* Collected data:
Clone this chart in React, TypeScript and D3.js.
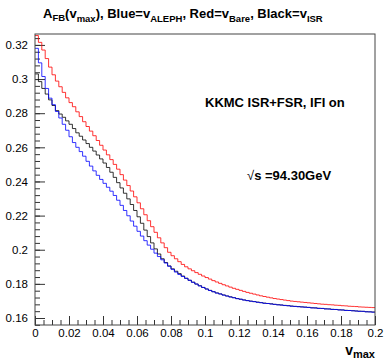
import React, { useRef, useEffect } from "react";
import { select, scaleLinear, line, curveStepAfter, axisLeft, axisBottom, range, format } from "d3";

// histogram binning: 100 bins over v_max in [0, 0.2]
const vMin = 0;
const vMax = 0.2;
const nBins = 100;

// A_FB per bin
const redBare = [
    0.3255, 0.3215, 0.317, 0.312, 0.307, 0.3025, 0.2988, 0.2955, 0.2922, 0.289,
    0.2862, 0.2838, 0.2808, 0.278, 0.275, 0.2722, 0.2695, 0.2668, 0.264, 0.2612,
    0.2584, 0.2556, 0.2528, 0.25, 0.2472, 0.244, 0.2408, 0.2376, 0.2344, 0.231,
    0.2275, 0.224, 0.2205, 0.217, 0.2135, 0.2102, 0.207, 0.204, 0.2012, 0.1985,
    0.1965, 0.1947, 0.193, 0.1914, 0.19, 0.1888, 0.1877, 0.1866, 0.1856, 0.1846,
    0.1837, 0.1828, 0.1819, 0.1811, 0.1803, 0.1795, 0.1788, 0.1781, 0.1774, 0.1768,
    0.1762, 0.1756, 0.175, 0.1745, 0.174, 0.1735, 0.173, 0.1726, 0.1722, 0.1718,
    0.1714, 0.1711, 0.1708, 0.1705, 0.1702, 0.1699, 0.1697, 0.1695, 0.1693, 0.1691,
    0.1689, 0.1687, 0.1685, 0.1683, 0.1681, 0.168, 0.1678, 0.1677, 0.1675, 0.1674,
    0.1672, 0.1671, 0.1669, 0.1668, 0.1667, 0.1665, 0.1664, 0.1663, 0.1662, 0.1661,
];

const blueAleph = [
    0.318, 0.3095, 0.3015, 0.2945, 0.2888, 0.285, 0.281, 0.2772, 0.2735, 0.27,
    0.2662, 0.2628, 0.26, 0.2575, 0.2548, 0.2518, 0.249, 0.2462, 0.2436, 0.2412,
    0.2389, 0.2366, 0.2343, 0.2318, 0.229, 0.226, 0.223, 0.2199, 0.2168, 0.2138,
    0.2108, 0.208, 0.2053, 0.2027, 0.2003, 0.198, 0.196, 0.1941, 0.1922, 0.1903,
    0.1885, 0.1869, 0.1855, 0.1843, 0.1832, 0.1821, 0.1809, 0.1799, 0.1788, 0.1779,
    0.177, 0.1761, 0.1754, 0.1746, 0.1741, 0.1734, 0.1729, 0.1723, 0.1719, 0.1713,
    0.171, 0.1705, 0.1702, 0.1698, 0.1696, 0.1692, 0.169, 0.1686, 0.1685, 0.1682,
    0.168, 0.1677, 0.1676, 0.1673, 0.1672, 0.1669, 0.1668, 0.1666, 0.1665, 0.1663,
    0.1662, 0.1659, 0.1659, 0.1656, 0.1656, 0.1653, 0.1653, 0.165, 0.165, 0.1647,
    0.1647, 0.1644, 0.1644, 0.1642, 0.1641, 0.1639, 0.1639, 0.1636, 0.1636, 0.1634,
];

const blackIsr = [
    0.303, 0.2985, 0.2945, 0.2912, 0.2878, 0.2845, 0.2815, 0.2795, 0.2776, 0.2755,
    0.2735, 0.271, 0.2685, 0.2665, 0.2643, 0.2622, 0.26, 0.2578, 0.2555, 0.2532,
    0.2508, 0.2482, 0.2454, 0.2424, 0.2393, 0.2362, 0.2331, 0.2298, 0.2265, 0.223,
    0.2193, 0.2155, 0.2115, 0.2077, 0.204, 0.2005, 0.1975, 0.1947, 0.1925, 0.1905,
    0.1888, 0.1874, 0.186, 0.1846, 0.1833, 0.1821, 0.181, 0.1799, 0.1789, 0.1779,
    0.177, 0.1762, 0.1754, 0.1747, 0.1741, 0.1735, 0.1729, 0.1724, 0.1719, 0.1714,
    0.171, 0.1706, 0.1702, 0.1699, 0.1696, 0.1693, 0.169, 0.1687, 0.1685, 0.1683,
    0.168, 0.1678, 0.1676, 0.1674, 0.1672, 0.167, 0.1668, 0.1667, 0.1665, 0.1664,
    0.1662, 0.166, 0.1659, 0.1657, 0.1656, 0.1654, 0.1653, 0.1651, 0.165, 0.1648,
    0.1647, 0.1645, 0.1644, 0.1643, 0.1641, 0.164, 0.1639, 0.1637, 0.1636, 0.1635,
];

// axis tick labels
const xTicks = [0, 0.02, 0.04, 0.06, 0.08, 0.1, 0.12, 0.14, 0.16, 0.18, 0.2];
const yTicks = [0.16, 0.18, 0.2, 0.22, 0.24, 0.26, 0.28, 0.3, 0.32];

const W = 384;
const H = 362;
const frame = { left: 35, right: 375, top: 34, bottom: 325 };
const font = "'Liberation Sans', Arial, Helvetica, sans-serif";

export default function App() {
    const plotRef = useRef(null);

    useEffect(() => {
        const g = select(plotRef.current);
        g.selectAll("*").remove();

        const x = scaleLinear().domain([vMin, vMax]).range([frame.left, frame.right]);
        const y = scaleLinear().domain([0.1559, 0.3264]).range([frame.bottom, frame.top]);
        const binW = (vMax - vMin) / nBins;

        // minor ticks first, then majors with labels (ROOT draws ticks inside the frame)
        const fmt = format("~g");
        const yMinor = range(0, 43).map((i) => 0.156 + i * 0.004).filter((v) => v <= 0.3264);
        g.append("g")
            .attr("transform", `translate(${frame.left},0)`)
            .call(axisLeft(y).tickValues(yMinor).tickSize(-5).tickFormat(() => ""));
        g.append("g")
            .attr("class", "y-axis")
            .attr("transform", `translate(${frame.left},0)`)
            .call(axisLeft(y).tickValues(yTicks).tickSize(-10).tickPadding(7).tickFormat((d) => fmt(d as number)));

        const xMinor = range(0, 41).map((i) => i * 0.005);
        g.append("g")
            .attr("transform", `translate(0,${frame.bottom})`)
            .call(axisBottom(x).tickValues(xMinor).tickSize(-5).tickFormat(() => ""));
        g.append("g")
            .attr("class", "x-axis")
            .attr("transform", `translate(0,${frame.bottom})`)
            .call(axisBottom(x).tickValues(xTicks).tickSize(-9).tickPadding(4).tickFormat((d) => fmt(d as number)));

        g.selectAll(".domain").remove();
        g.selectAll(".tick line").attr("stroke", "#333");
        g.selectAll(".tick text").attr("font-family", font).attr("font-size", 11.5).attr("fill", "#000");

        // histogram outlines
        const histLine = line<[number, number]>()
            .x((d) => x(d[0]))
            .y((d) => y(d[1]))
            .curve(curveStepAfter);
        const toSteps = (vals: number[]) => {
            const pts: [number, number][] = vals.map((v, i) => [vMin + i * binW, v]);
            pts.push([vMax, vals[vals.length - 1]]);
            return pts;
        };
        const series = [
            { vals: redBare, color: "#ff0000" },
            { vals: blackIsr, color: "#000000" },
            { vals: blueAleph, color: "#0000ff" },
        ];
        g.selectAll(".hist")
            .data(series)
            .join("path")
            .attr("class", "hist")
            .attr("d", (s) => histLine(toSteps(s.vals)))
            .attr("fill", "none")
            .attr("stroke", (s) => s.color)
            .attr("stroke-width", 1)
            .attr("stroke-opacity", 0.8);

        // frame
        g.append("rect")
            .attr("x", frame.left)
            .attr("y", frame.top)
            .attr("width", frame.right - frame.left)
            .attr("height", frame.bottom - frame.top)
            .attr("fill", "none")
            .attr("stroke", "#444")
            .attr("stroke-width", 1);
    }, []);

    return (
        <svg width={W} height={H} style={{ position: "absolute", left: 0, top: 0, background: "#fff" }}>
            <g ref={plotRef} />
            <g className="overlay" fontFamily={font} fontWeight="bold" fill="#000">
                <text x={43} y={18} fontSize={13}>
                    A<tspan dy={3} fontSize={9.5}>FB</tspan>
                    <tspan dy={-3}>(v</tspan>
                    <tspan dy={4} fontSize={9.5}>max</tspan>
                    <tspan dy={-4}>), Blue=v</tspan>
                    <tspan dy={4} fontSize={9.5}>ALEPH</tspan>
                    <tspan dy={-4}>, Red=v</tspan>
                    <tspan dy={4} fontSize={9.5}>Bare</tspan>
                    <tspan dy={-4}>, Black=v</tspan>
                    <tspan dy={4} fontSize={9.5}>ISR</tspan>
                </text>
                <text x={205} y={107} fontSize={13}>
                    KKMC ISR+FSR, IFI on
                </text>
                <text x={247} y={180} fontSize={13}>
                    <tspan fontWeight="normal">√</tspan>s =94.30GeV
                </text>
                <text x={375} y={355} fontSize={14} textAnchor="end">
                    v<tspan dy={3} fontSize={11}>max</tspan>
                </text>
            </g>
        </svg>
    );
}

* Directions for this task: Extract, word for word, each line from the top of the data down to and including the line with "const nBins = 100;"; skip the pictures.

* Result of this exercise:
Clone this chart in React, TypeScript and D3.js.
import React, { useRef, useEffect } from "react";
import { select, scaleLinear, line, curveStepAfter, axisLeft, axisBottom, range, format } from "d3";

// histogram binning: 100 bins over v_max in [0, 0.2]
const vMin = 0;
const vMax = 0.2;
const nBins = 100;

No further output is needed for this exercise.